Let $A=\{(x,y,z) \in X : x<\tfrac{1}{2}\}$ and $B=\{(x,y,z) \in X: x>-\tfrac{1}{2}\}$. Then $A$ and $B$ are homeomorphic and each deform retracts onto a surface $\Sigma$ surrounding "half" of the removed subspace; see below. Then $\pi_1(A)\cong \pi_1(B)\cong\pi_1(\Sigma)\cong \mathbb{Z} * \mathbb{Z} *\mathbb{Z}$. We can represent the three generators via paths as in the image below. This choice makes it clear that corresponding generators of $\Sigma_A$ and $\Sigma_B$ are equal when included into $A \cap B$. By van Kampen's Theorem, we have $\pi_1(X)\cong \mathbb{Z}* \mathbb{Z}*\mathbb{Z}$.
You ask about the Wirtinger presentations, which does extend from complements of knots in $\mathbb R^3$ to complements of graphs. This is treated in 9.1.9 of Topology and Groupoids for the case of finite graphs:
"at each vertex $v$ there is a relation $x^{\varepsilon_{1}}_{1} x^{\varepsilon_{2}}_{2}\dots x^{\varepsilon_{r}}_{r} = 1$, where the $x_{i} $ are the edges at the vertex and the sign $\varepsilon_{i}$ is $+1$ if the arrow for $x_{i}$ points towards the vertex, and $-1$ otherwise;"

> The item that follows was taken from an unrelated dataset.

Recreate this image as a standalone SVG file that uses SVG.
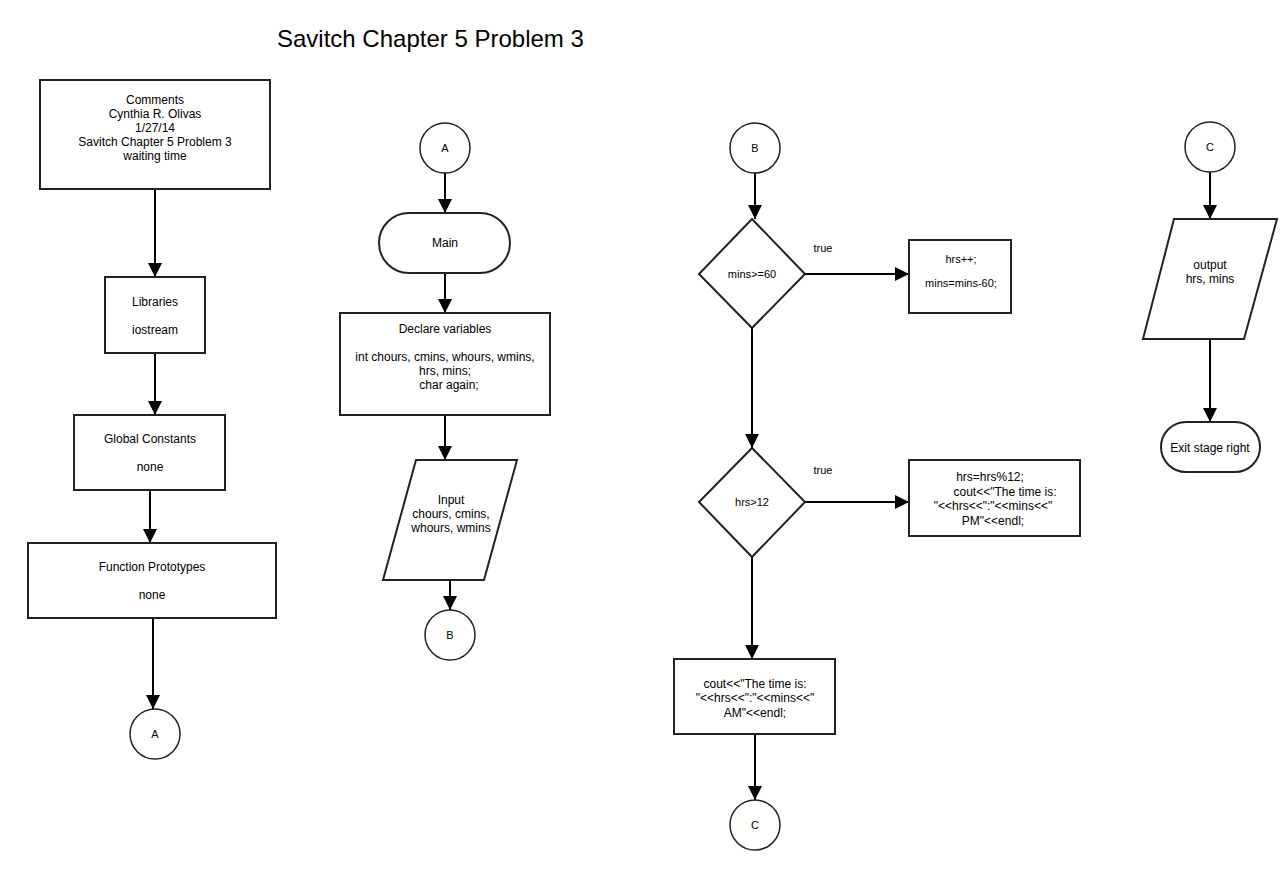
<svg xmlns="http://www.w3.org/2000/svg" width="1280" height="870" viewBox="0 0 1280 870">
<defs>
<marker id="arr" markerUnits="userSpaceOnUse" markerWidth="14" markerHeight="14" refX="14" refY="7" orient="auto"><path d="M0,0 L14,7 L0,14 z" fill="#000"/></marker>
<style>
.box{fill:#fff;stroke:#222;stroke-width:2}
.circ{fill:#fff;stroke:#222;stroke-width:1.5}
.t{font-family:"Liberation Sans",Arial,sans-serif;font-size:12px;fill:#000;text-anchor:middle}
.s{font-family:"Liberation Sans",Arial,sans-serif;font-size:11px;fill:#000;text-anchor:middle}
.title{font-family:"Liberation Sans",Arial,sans-serif;font-size:24px;fill:#000}
.c{stroke:#000;stroke-width:2;fill:none;marker-end:url(#arr)}
</style>
</defs>
<rect width="1280" height="870" fill="#fff"/>
<text class="title" x="277" y="47">Savitch Chapter 5 Problem 3</text>

<g id="connectors">
<line class="c" x1="155" y1="189" x2="155" y2="277"/>
<line class="c" x1="155" y1="353" x2="155" y2="415"/>
<line class="c" x1="150" y1="490" x2="150" y2="543"/>
<line class="c" x1="153" y1="618" x2="153" y2="709"/>
<line class="c" x1="445" y1="173" x2="445" y2="213"/>
<line class="c" x1="445" y1="273" x2="445" y2="313"/>
<line class="c" x1="445" y1="415" x2="445" y2="460"/>
<line class="c" x1="450" y1="580" x2="450" y2="610"/>
<line class="c" x1="755" y1="173" x2="755" y2="219"/>
<line class="c" x1="804" y1="274" x2="909" y2="274"/>
<line class="c" x1="752" y1="328" x2="752" y2="448"/>
<line class="c" x1="804" y1="502" x2="909" y2="502"/>
<line class="c" x1="752" y1="557" x2="752" y2="659"/>
<line class="c" x1="755" y1="734" x2="755" y2="800"/>
<line class="c" x1="1210" y1="172" x2="1210" y2="219"/>
<line class="c" x1="1210" y1="339" x2="1210" y2="422"/>
<text class="s" x="823" y="252">true</text>
<text class="s" x="823" y="474">true</text>
</g>

<g id="comments">
<rect class="box" x="40" y="80" width="230" height="109"/>
<text class="t" x="155" y="104">Comments</text>
<text class="t" x="155" y="118">Cynthia R. Olivas</text>
<text class="t" x="155" y="132">1/27/14</text>
<text class="t" x="155" y="146">Savitch Chapter 5 Problem 3</text>
<text class="t" x="155" y="160">waiting time</text>
</g>
<g id="libraries">
<rect class="box" x="105" y="277" width="100" height="76"/>
<text class="t" x="155" y="306">Libraries</text>
<text class="t" x="155" y="334">iostream</text>
</g>
<g id="globals">
<rect class="box" x="74" y="415" width="151" height="75"/>
<text class="t" x="150" y="443">Global Constants</text>
<text class="t" x="150" y="471">none</text>
</g>
<g id="prototypes">
<rect class="box" x="28" y="543" width="248" height="75"/>
<text class="t" x="152" y="571">Function Prototypes</text>
<text class="t" x="152" y="599">none</text>
</g>
<g id="connA1">
<circle class="circ" cx="155" cy="734" r="25"/>
<text class="s" x="155" y="738">A</text>
</g>

<g id="connA2">
<circle class="circ" cx="445" cy="148" r="25"/>
<text class="s" x="445" y="152">A</text>
</g>
<g id="main">
<rect class="box" x="379" y="213" width="131" height="60" rx="30" ry="30"/>
<text class="t" x="445" y="247">Main</text>
</g>
<g id="declare">
<rect class="box" x="340" y="313" width="210" height="102"/>
<text class="t" x="445" y="333">Declare variables</text>
<text class="t" x="445" y="361">int chours, cmins, whours, wmins,</text>
<text class="t" x="445" y="375">hrs, mins;</text>
<text class="t" x="449" y="389">char again;</text>
</g>
<g id="input">
<polygon class="box" points="416,460 517,460 484,580 383,580"/>
<text class="t" x="451" y="504">Input</text>
<text class="t" x="451" y="518">chours, cmins,</text>
<text class="t" x="451" y="532">whours, wmins</text>
</g>
<g id="connB1">
<circle class="circ" cx="450" cy="635" r="25"/>
<text class="s" x="450" y="639">B</text>
</g>

<g id="connB2">
<circle class="circ" cx="755" cy="148" r="25"/>
<text class="s" x="755" y="152">B</text>
</g>
<g id="dec1">
<polygon class="box" points="752,219 805,274 752,328 699,274"/>
<text class="s" x="752" y="278">mins&gt;=60</text>
</g>
<g id="inc">
<rect class="box" x="909" y="240" width="102" height="73"/>
<text class="s" x="961" y="263">hrs++;</text>
<text class="s" x="961" y="287">mins=mins-60;</text>
</g>
<g id="dec2">
<polygon class="box" points="752,448 805,502 752,557 699,502"/>
<text class="s" x="752" y="506">hrs&gt;12</text>
</g>
<g id="pm">
<rect class="box" x="909" y="460" width="171" height="76"/>
<text class="t" x="990" y="481">hrs=hrs%12;</text>
<text class="t" x="1005" y="496">cout&lt;&lt;"The time is:</text>
<text class="t" x="993" y="510">"&lt;&lt;hrs&lt;&lt;":"&lt;&lt;mins&lt;&lt;"</text>
<text class="t" x="993" y="525">PM"&lt;&lt;endl;</text>
</g>
<g id="am">
<rect class="box" x="674" y="659" width="161" height="75"/>
<text class="t" x="755" y="688">cout&lt;&lt;"The time is:</text>
<text class="t" x="755" y="702">"&lt;&lt;hrs&lt;&lt;":"&lt;&lt;mins&lt;&lt;"</text>
<text class="t" x="755" y="717">AM"&lt;&lt;endl;</text>
</g>
<g id="connC1">
<circle class="circ" cx="755" cy="825" r="25"/>
<text class="s" x="755" y="829">C</text>
</g>

<g id="connC2">
<circle class="circ" cx="1210" cy="147" r="25"/>
<text class="s" x="1210" y="151">C</text>
</g>
<g id="output">
<polygon class="box" points="1174,219 1277,219 1244,339 1143,339"/>
<text class="t" x="1210" y="269">output</text>
<text class="t" x="1210" y="283">hrs, mins</text>
</g>
<g id="exit">
<rect class="box" x="1161" y="422" width="99" height="50" rx="25" ry="25"/>
<text class="t" x="1210" y="452">Exit stage right</text>
</g>
</svg>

For your example, here is a rough sketch:
so we get generators $a,b,c,d,e$ and relations $a=bcd, c=b^{-1}ed^{-1}$ which presents the free group on the generators $b,e,d$, which corresponds to squirrel's answer.
I think you have the right idea. Here is how I visualize what you mean:
First you shrink $\mathbb{R}^3$ down to an open ball that leaves your circle with a line through it unchanged. Since we are dealing with $\mathbb{R}^3 \setminus X $ we can think of hollowing the line and circle out a little. This gives us an open ball with a tunnel passing through from one side to the other, and it connects to the circle tunnel inside as well. Well, we can slide each half of the circle's tunnels to the outside of the ball. This will give us a ball with three tunnels passing through it, not touching each other at all on the inside. From here, we can deformation retract to a disk with three holes.
I think you know how to do it from there. Hope this helped.